While the production did not recoup its full investment on Broadway, it did far better financially than I had planned.

It also brought more visibility to the Kennedy Center than any other single production in the Center's history.

Time will tell if this visibility contributes to the fiscal health of the Kennedy Center. But for me, Follies is representative of the large-scale, ambitious, risky project that arts organizations need to produce if they are to capture the imagination of new and diverse funders and audience members.

It also demonstrates the benefits of long-term artistic planning. We decided to produce Follies in 2006 - a full five years before the production was mounted at the Kennedy Center. This gave us the time needed to assemble an artistic team and a cast. It also gave us time to find a group of donors who would support this large, expensive project.

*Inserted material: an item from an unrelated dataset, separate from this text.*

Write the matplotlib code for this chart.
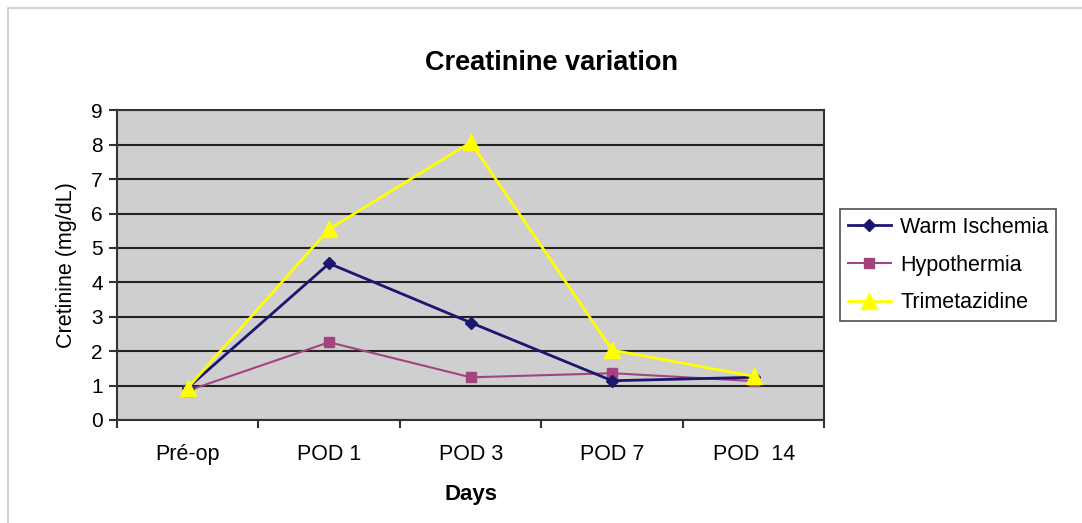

The box office success of the show in DC, coupled with other fundraising and ticket sales success, provided the resources needed to bring the show to Broadway where it received stellar notices.

There have been dozens of national news stories about Follies, about the subsequent recording and about our impending tour to Los Angeles.

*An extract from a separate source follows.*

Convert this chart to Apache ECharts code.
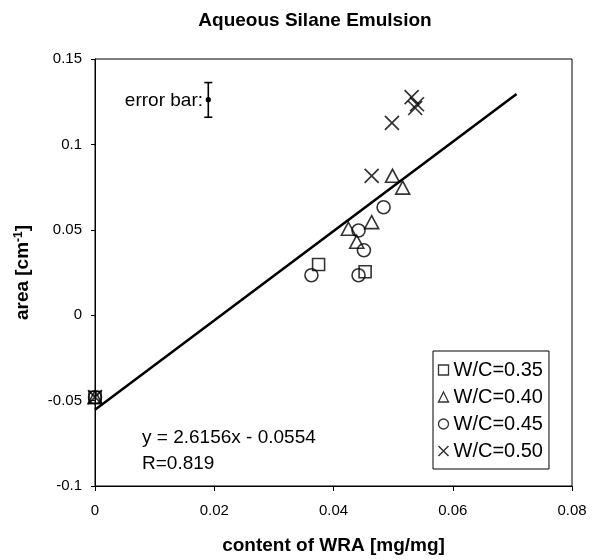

We have made sure that our donors know about this production and its success. And over 200,000 people will have had an opportunity to see the show in New York (not to mention the 48,000 who saw it in Washington.) Just the signage in front of the Marriott Marquis Theater in New York City (with 'Direct from the Kennedy Center' prominently displayed) reached hundreds of thousands more people.

No one production creates lasting acclaim for any arts organization and Follies did not change the history of the Kennedy Center, but one or two major events a year, over a course of years, creates the impression of an interesting, vibrant arts organization. (Of course not every production can be as risky, large or expensive; but not every production has to be.)

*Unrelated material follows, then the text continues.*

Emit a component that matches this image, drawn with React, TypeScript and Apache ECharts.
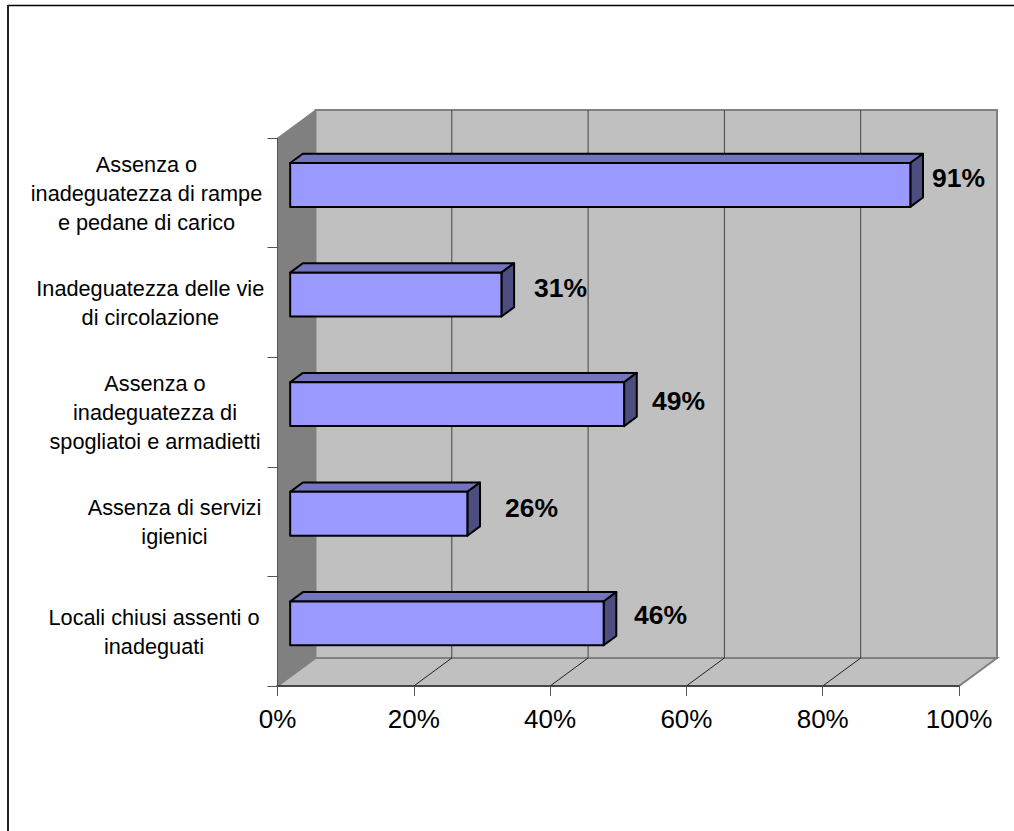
import React, { useEffect, useRef } from "react";
import * as echarts from "echarts";

const categories = [
  "Assenza o\ninadeguatezza di rampe\ne pedane di carico",
  "Inadeguatezza delle vie\ndi circolazione",
  "Assenza o\ninadeguatezza di\nspogliatoi e armadietti",
  "Assenza di servizi\nigienici",
  "Locali chiusi assenti o\ninadeguati",
];
const values = [91, 31, 49, 26, 46];
const gridTicks = [0, 20, 40, 60, 80, 100];
const categoryOffset = [131, 127.2, 122.5, 103, 123.5];
const labelDx = [21.7, 32.6, 28, 37.6, 30.3];
const labelDy = [-7, -6.6, -3.5, -5.8, -8.4];

const DX = 38;
const DY = -28;
const BAR_SHIFT = 1.5;
const FONT = "'Liberation Sans', Arial, sans-serif";

export default function App() {
  const ref = useRef<HTMLDivElement>(null);
  useEffect(() => {
    const chart = echarts.init(ref.current!, undefined, { renderer: "svg" });
    chart.setOption({
      animation: false,
      backgroundColor: "#fff",
      grid: { left: 277.5, top: 138, width: 681.5, height: 548, outerBoundsMode: "none" },
      xAxis: {
        type: "value",
        min: 0,
        max: 100,
        interval: 20,
        z: 5,
        axisLine: { show: true, lineStyle: { color: "#333", width: 1.5 } },
        axisTick: { show: true, length: 10, lineStyle: { color: "#555", width: 1 } },
        splitLine: { show: false },
        axisLabel: {
          formatter: "{value}%",
          fontFamily: FONT,
          fontSize: 26,
          color: "#000",
          margin: 20,
          hideOverlap: false,
          showMinLabel: true,
          showMaxLabel: true,
        },
      },
      yAxis: {
        type: "category",
        inverse: true,
        data: categories,
        z: 5,
        axisLine: { show: true, lineStyle: { color: "#555", width: 1 } },
        axisTick: { show: true, length: 10, alignWithLabel: false, lineStyle: { color: "#555", width: 1 } },
        axisLabel: { show: false },
      },
      graphic: [
        { type: "line", shape: { x1: 8, y1: 5.5, x2: 1014, y2: 5.5 }, style: { stroke: "#000", lineWidth: 1.5 } },
        { type: "line", shape: { x1: 8, y1: 5, x2: 8, y2: 831 }, style: { stroke: "#222", lineWidth: 2 } },
      ],
      series: [
        {
          type: "custom",
          z: 1,
          silent: true,
          data: [[0, 0]],
          encode: { x: 0, y: 1 },
          renderItem: (params: any) => {
            const { x, y, width: w, height: h } = params.coordSys;
            const gray = "#808080";
            return {
              type: "group",
              children: [
                {
                  type: "rect",
                  shape: { x: x + DX, y: y + DY, width: w, height: h },
                  style: { fill: "#C0C0C0", stroke: gray, lineWidth: 2 },
                },
                {
                  type: "polygon",
                  shape: { points: [[x, y], [x + DX, y + DY], [x + DX, y + h + DY], [x, y + h]] },
                  style: { fill: gray, stroke: gray, lineWidth: 1 },
                },
                {
                  type: "polygon",
                  shape: { points: [[x, y + h], [x + w, y + h], [x + w + DX, y + h + DY], [x + DX, y + h + DY]] },
                  style: { fill: "#C0C0C0", stroke: gray, lineWidth: 2 },
                },
              ],
            };
          },
        },
        {
          type: "custom",
          z: 2,
          silent: true,
          data: gridTicks.slice(1, -1).map((t) => [t, 0]),
          encode: { x: 0, y: 1 },
          renderItem: (params: any, api: any) => {
            const { y, height: h } = params.coordSys;
            const px = api.coord([api.value(0), 0])[0];
            return {
              type: "group",
              children: [
                {
                  type: "line",
                  shape: { x1: px + DX, y1: y + DY, x2: px + DX, y2: y + h + DY },
                  style: { stroke: "#444", lineWidth: 1 },
                },
                {
                  type: "line",
                  shape: { x1: px, y1: y + h, x2: px + DX, y2: y + h + DY },
                  style: { stroke: "#222", lineWidth: 1 },
                },
              ],
            };
          },
        },
        {
          type: "custom",
          z: 3,
          silent: true,
          data: values.map((v, i) => [v, i]),
          encode: { x: 0, y: 1 },
          renderItem: (params: any, api: any) => {
            const v = api.value(0);
            const i = api.value(1);
            const base = api.coord([0, i]);
            const end = api.coord([v, i]);
            const band = api.size([0, 1])[1];
            const t = band * 0.4;
            const ox = DX / 3;
            const oy = DY / 3;
            const x0 = base[0] + ox;
            const x1 = end[0] + ox;
            const y0 = base[1] + oy + BAR_SHIFT - t / 2;
            const y1 = y0 + t;
            const ln = { stroke: "#000", lineWidth: 2, lineJoin: "round" };
            return {
              type: "group",
              children: [
                {
                  type: "polygon",
                  shape: { points: [[x0, y0], [x1, y0], [x1 + ox, y0 + oy], [x0 + ox, y0 + oy]] },
                  style: { fill: "#7373BF", ...ln },
                },
                {
                  type: "polygon",
                  shape: { points: [[x1, y0], [x1 + ox, y0 + oy], [x1 + ox, y1 + oy], [x1, y1]] },
                  style: { fill: "#4D4D80", ...ln },
                },
                {
                  type: "rect",
                  shape: { x: x0, y: y0, width: x1 - x0, height: t },
                  style: { fill: "#9999FF", ...ln },
                },
                {
                  type: "text",
                  style: {
                    text: `${v}%`,
                    x: x1 + labelDx[params.dataIndex],
                    y: (y0 + y1) / 2 + labelDy[params.dataIndex],
                    align: "left",
                    verticalAlign: "middle",
                    fontFamily: FONT,
                    fontWeight: "bold",
                    fontSize: 26.5,
                    fill: "#000",
                  },
                },
                {
                  type: "text",
                  style: {
                    text: categories[params.dataIndex],
                    x: base[0] - categoryOffset[params.dataIndex],
                    y: base[1] + 0.5,
                    align: "center",
                    verticalAlign: "middle",
                    fontFamily: FONT,
                    fontSize: 21.7,
                    lineHeight: 29,
                    fill: "#000",
                  },
                },
              ],
            };
          },
        },
      ],
    });
    return () => chart.dispose();
  }, []);
  return <div ref={ref} style={{ position: "fixed", left: 0, top: 0, width: 1014, height: 831 }} />;
}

This can only help future ticket sales and fundraising, and provides insurance against an unsuccessful production or even season.

But there is an important corollary benefit: when an arts organization has success with a high visibility project, more important artists are willing to collaborate on future projects. I am convinced that one important legacy of Follies will be that theater artists of stature are increasingly willing to come to Washington to work. This will make our work better, more visible and far more likely to attract support.

This is a lasting benefit that cannot be overestimated.